The answer should be a single number: how many lines of the entries below hold the word "chart".

----- Given information

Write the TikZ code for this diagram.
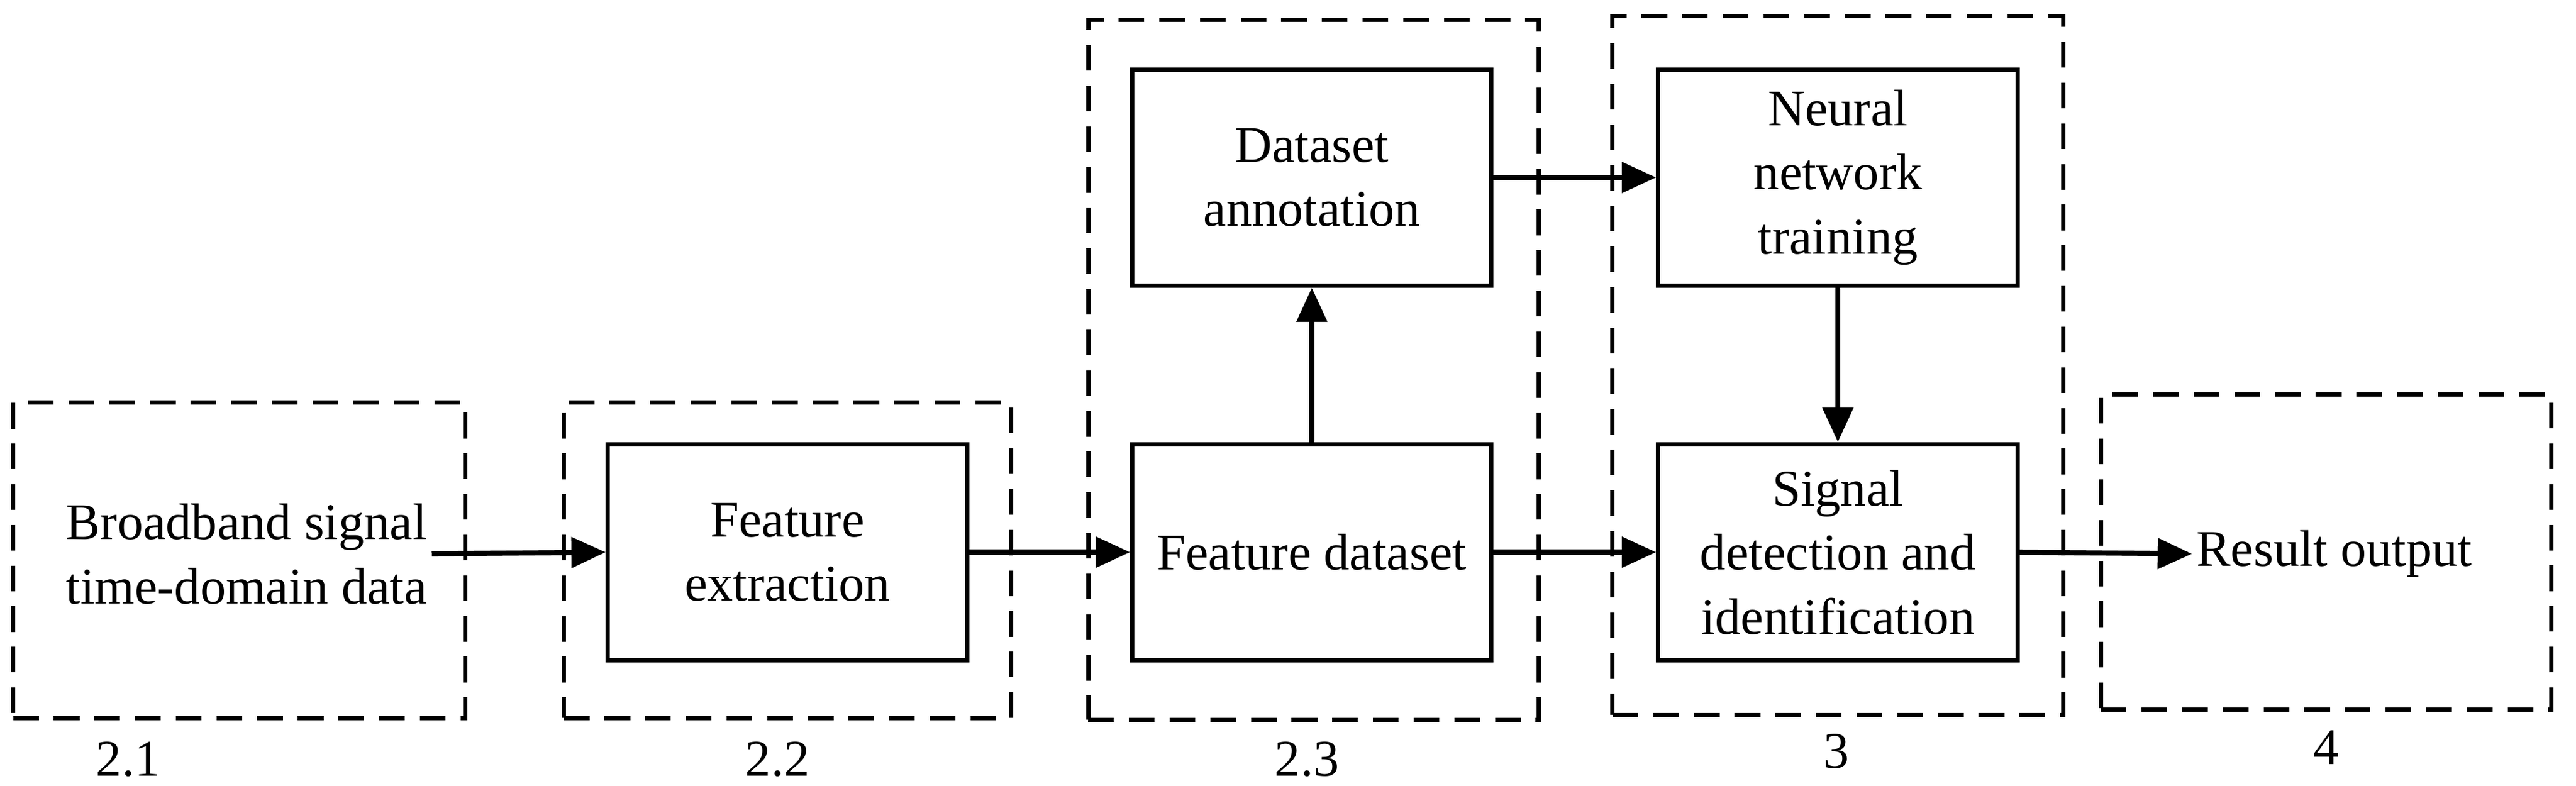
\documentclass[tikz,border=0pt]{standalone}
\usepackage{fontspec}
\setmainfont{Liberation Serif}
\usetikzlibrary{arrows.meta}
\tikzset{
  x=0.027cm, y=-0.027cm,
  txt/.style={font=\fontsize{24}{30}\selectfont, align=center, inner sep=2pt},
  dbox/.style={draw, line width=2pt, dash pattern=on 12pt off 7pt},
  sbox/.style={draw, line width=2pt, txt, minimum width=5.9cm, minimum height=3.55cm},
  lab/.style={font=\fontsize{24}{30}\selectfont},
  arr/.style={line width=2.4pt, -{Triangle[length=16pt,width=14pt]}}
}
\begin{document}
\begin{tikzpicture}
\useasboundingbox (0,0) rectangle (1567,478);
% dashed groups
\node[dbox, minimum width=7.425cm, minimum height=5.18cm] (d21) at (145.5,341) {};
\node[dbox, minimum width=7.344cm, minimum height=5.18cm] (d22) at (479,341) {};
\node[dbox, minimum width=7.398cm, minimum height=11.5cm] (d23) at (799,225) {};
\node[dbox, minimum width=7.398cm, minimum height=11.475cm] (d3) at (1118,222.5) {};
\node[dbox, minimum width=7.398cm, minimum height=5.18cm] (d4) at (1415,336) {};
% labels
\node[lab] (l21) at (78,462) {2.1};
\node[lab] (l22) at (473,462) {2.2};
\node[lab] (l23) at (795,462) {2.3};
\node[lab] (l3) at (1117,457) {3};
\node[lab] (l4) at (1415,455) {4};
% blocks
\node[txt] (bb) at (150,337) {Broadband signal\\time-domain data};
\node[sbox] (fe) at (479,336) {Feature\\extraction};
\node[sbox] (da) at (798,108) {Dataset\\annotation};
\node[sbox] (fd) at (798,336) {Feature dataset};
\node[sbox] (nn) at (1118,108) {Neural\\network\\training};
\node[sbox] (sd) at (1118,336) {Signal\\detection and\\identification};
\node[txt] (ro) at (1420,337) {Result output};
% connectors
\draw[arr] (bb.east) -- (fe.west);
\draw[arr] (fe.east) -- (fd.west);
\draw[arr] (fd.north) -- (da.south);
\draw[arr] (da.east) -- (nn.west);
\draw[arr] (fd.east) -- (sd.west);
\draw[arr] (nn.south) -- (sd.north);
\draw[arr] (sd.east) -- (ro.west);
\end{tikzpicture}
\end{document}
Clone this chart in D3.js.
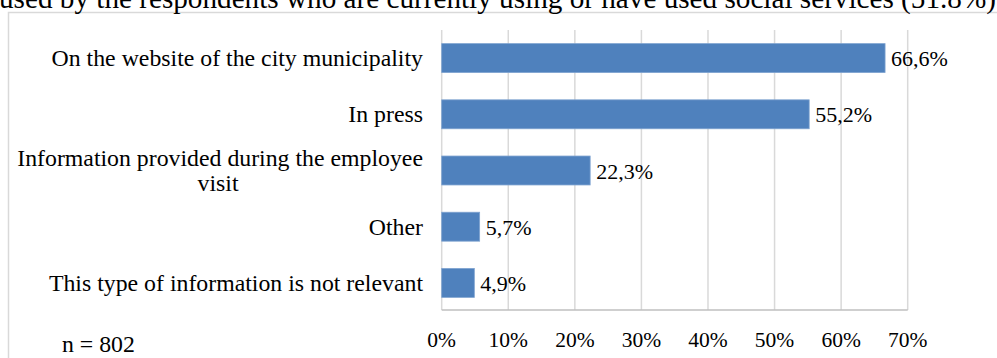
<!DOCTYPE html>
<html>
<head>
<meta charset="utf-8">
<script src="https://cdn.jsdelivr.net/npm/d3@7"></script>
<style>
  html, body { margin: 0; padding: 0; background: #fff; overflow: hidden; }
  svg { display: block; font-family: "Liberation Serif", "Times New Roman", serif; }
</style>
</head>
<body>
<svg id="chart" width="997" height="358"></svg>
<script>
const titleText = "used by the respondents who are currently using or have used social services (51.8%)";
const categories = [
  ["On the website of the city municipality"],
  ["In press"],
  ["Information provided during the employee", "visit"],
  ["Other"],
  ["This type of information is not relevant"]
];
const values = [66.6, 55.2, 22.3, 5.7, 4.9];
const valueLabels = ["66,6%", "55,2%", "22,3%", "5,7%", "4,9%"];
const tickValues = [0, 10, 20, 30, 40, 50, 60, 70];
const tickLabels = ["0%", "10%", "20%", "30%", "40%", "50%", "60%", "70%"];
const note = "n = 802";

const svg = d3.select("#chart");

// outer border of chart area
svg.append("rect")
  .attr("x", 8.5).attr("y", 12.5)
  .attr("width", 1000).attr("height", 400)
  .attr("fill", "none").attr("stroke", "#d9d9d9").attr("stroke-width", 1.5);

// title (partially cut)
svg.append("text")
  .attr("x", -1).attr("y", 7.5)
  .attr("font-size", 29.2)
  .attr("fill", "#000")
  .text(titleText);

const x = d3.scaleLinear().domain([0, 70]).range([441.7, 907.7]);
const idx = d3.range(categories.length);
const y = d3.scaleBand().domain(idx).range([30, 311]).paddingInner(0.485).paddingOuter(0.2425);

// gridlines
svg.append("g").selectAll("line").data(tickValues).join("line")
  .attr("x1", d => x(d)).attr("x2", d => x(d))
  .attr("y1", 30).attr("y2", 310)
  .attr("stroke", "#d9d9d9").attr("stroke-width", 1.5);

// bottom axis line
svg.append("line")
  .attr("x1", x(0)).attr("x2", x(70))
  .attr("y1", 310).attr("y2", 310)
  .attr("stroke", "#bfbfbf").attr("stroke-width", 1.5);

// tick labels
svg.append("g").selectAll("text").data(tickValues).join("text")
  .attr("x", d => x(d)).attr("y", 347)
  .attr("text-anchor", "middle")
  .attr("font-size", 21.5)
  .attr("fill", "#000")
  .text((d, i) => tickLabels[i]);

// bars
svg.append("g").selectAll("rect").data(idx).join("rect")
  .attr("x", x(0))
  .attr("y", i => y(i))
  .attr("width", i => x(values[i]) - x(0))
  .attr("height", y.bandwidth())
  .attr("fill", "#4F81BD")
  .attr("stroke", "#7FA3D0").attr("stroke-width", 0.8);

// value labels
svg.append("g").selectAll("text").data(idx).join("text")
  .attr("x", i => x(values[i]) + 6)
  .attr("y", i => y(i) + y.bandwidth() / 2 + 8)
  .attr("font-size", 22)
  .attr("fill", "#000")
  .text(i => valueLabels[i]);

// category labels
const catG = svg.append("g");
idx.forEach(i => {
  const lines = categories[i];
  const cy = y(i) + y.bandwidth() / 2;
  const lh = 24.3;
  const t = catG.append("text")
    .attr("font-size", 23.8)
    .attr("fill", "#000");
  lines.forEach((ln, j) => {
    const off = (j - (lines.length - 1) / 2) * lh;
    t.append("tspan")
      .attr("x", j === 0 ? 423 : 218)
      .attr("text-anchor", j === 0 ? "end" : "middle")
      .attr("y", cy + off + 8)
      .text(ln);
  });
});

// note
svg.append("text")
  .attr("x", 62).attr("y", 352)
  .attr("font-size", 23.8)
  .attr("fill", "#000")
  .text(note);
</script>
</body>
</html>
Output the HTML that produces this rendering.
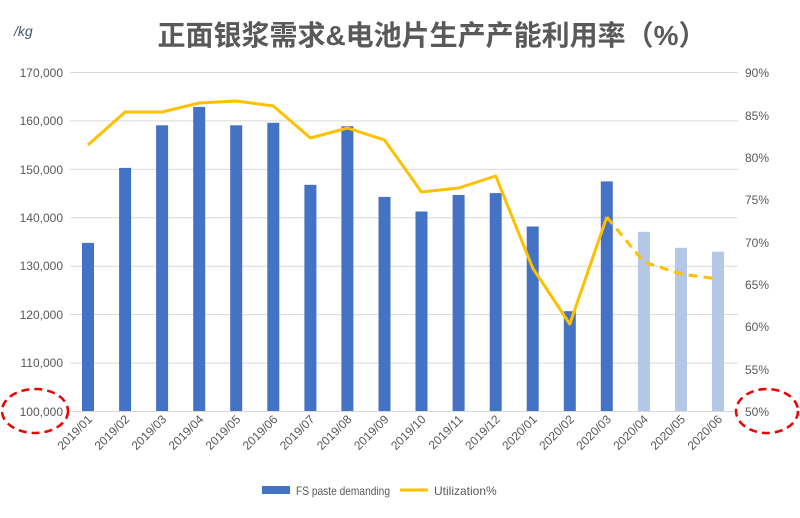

----------

## Worked solution
4